Steak doneness comes down to internal temperature, but a timer can get you close if you know your steak's thickness and how hard your pan is going. This tool starts from a 1-inch, medium-rare baseline of about 3.5 minutes a side and scales up for thicker cuts and further-done targets, then walks you through side one, a flip cue, side two, and a rest period long enough for the juices to redistribute. Target temperatures for rare through well-done are shown in both Fahrenheit and Celsius so you know what you're aiming for, whether or not you're also using a thermometer.

Frequently asked questions

Should I trust this timer over a meat thermometer?

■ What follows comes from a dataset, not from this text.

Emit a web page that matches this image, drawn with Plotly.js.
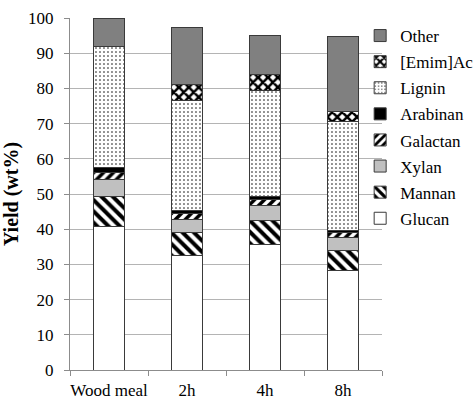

No — a thermometer is the more accurate tool and we'd rather say that plainly than oversell a countdown. Pan thickness, stove power, steak starting temperature, and even how much oil is in the pan all shift real cook time. Use this timer as a strong starting estimate and confirm doneness with an instant-read thermometer near the target internal temperature shown.
Why does a thicker steak need more time per side, not just more total time?
Heat has to travel further from the seared surface to the center of a thick steak before the middle reaches your target temperature, so each side needs a longer sear, not just an extra flip. The timer's per-side minutes scale up with the thickness slider for exactly this reason.
Why bother resting the steak — can't I just eat it right off the pan?
During cooking, muscle fibers tighten and push juice toward the center of the steak. Resting for several minutes lets those fibers relax and the juice redistribute evenly, so when you cut it the juice stays in the meat instead of pooling on the cutting board. Thicker steaks need proportionally longer rests, which is why the rest timer scales with your thickness setting.